*REQUIREMENTS*. Restate each of the lines below word for word and drop every picture.

*DATASET EXTRACT*.

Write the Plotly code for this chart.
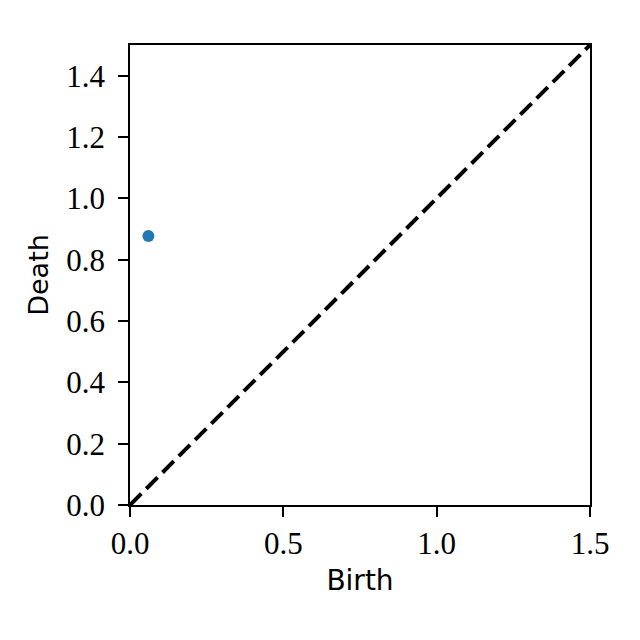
import plotly.graph_objects as go

# persistence pairs (birth, death)
birth = [0.06]
death = [0.877]

# diagonal reference line
diag = [0.0, 1.5]

tick_vals_x = [0.0, 0.5, 1.0, 1.5]
tick_vals_y = [0.0, 0.2, 0.4, 0.6, 0.8, 1.0, 1.2, 1.4]

fig = go.Figure()
fig.add_trace(go.Scatter(x=diag, y=diag, mode='lines',
                         line=dict(color='black', width=4, dash='16px,7px'),
                         showlegend=False))
fig.add_trace(go.Scatter(x=birth, y=death, mode='markers',
                         marker=dict(color='#1f77b4', size=12),
                         showlegend=False))

axis = dict(showline=True, mirror=True, linecolor='black', linewidth=1.5,
            ticks='outside', ticklen=10, tickwidth=1.5, tickcolor='black',
            showgrid=False, zeroline=False, range=[0, 1.5], automargin=False,
            tickfont=dict(family='Liberation Serif', size=31, color='black'))

# page body adds ~8px offset, margins compensate
fig.update_layout(
    width=640, height=640,
    margin=dict(l=122, r=58, t=37, b=143),
    plot_bgcolor='white', paper_bgcolor='white',
    xaxis=dict(axis, tickvals=tick_vals_x, ticktext=['0.0', '0.5', '1.0', '1.5'],
               ticklabelstandoff=0,
               title=dict(text='Birth', standoff=10,
                          font=dict(family='DejaVu Sans', size=28, color='black'))),
    yaxis=dict(axis, tickvals=tick_vals_y, ticktext=[f'{v:.1f}' for v in tick_vals_y],
               ticklabelstandoff=7,
               title=dict(text='Death', standoff=10,
                          font=dict(family='DejaVu Sans', size=27, color='black'))),
)

fig.write_html("out.html")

*RESULT BELOW*.
Write the Plotly code for this chart.
import plotly.graph_objects as go

# persistence pairs (birth, death)
birth = [0.06]
death = [0.877]

# diagonal reference line
diag = [0.0, 1.5]

tick_vals_x = [0.0, 0.5, 1.0, 1.5]
tick_vals_y = [0.0, 0.2, 0.4, 0.6, 0.8, 1.0, 1.2, 1.4]

fig = go.Figure()
fig.add_trace(go.Scatter(x=diag, y=diag, mode='lines',
                         line=dict(color='black', width=4, dash='16px,7px'),
                         showlegend=False))
fig.add_trace(go.Scatter(x=birth, y=death, mode='markers',
                         marker=dict(color='#1f77b4', size=12),
                         showlegend=False))

axis = dict(showline=True, mirror=True, linecolor='black', linewidth=1.5,
            ticks='outside', ticklen=10, tickwidth=1.5, tickcolor='black',
            showgrid=False, zeroline=False, range=[0, 1.5], automargin=False,
            tickfont=dict(family='Liberation Serif', size=31, color='black'))

# page body adds ~8px offset, margins compensate
fig.update_layout(
    width=640, height=640,
    margin=dict(l=122, r=58, t=37, b=143),
    plot_bgcolor='white', paper_bgcolor='white',
    xaxis=dict(axis, tickvals=tick_vals_x, ticktext=['0.0', '0.5', '1.0', '1.5'],
               ticklabelstandoff=0,
               title=dict(text='Birth', standoff=10,
                          font=dict(family='DejaVu Sans', size=28, color='black'))),
    yaxis=dict(axis, tickvals=tick_vals_y, ticktext=[f'{v:.1f}' for v in tick_vals_y],
               ticklabelstandoff=7,
               title=dict(text='Death', standoff=10,
                          font=dict(family='DejaVu Sans', size=27, color='black'))),
)

fig.write_html("out.html")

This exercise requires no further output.